Nigel Farage has predicted that future governments could abuse the new phone emergency alert service, set to hit Britons’ phones this weekend, in order to enforce lockdown restrictions or bombard the public with nanny state warnings about the weather. Speaking on his GB News show tonight, Mr Farage said after the Covid lockdowns, he could not trust the government to use the service appropriately.
“What they did to us, repeatedly, with lockdowns, after the sort of hysterical warnings we had when there was a very hot couple of days last summer, I can see this potentially being used by governments again and again and again to send us messages. , to tell us to do things.”
“Of course, it will all be ‘for our own good’ – as government gets bigger – as it always is, until someone misuses it like they missed that power during lockdown.”
He stopped short of detailing to viewers how to disable phones to stop them from receiving the messages.

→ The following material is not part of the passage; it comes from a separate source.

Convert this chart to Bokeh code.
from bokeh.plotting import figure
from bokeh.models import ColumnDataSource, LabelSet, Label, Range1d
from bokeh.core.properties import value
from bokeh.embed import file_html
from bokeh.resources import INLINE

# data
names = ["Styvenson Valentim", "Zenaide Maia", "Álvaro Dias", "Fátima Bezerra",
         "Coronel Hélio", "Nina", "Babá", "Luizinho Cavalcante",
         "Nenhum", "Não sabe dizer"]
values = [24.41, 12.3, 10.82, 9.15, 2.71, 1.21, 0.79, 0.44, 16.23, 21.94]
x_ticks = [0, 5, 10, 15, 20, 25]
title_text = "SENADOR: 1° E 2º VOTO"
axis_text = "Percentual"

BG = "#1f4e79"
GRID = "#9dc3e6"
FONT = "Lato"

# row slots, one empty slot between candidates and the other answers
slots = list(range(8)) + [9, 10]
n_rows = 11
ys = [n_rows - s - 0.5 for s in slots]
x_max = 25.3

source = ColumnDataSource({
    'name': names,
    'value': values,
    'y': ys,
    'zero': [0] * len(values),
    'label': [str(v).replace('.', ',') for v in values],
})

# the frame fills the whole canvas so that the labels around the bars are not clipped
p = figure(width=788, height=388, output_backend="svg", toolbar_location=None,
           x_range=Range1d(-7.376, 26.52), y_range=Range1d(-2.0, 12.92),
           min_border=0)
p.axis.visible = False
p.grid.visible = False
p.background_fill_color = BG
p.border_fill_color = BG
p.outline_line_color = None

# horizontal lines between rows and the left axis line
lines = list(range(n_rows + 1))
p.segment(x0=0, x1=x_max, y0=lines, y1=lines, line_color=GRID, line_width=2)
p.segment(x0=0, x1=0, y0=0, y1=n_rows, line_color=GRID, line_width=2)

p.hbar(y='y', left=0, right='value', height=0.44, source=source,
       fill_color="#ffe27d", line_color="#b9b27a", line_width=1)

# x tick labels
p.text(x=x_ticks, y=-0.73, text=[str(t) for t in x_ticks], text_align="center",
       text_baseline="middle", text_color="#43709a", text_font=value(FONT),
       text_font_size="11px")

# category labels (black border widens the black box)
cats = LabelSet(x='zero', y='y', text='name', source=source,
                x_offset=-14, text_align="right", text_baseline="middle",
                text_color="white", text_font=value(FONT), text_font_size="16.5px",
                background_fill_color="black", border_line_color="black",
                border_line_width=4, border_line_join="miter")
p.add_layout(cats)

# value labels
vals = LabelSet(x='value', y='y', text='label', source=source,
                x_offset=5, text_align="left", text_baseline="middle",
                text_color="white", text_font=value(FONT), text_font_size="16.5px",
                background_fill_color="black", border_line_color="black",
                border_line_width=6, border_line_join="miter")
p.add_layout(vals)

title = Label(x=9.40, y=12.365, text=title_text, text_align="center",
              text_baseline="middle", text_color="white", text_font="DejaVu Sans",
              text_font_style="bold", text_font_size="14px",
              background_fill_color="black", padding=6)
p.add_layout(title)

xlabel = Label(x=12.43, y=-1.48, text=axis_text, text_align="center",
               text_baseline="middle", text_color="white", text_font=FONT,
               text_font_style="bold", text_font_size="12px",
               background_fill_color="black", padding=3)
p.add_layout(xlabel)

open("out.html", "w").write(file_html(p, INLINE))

Andrew Allison, of The Freedom Association, told GB News viewers he “can’t see a practical use for this at all”, as most Brits already receive news and weather alerts via the internet, television or radio.
He added: “It does make me wonder why it is the government has decided that this really is a good idea, because we weren’t really talking about this a few months ago.”

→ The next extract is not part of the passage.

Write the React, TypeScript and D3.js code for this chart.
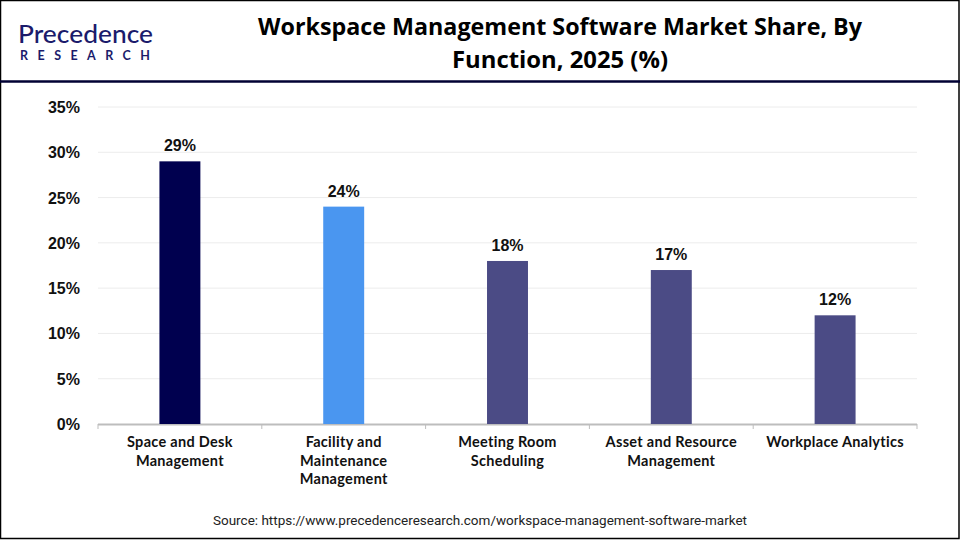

Nigel Farage claimed “it could be enormously useful” for a nanny state government, adding: “Let’s say we have to have another lockdown, they could even use – could they not, given they’ve got our phone numbers now – geolocators to see if we’d gone too far away from our houses.”
The alerts can be localized by the government to electoral wards, meaning residents in specific areas could be exclusively warned about emergencies.
Mr Allison warned when Brits receive the alert at 3pm on Sunday, phones will be “disabled until you do swipe off that message.”
He asked: “Could the government in future block mobile phones for specific people because they think they’re breaking the law in a pandemic situation?”
Mobile phone users are able to block government alerts in their phone’s notification settings.
READ MORE: Motorists warned not to turn off emergency alert while driving
The emergency alert test, set to be sent to every phone in the country at 3pm on Sunday, has led to warnings that drivers could be distracted by the notification, or risk breaking the law to clear the home screen while behind the wheel.
There have also been concerns from women’s rights groups that hidden phones belonging to victims of domestic abuse could be discovered by their partners.
Former Cabinet minister Jacob Rees-Mogg branded the plan “unnecessary and intrusive”, confessing he’s already turned the alert system off.
He told his GB News viewers: “I’m afraid to say that I’ve disabled my government warning system because I think it will end up being used in the way the Met Office gives us warning to tell us the blindingly obvious.”
That is to say that the weather is going to be hot and perhaps we should have a glass of water. Or there may be a storm and it may not be wise to go out, or it may be cold and we should wrap up warmly. I don’t think that is why we have telephones.”
“We have them as a service that we want to use that we pay for to communicate with people, not to be shouted at by the government.”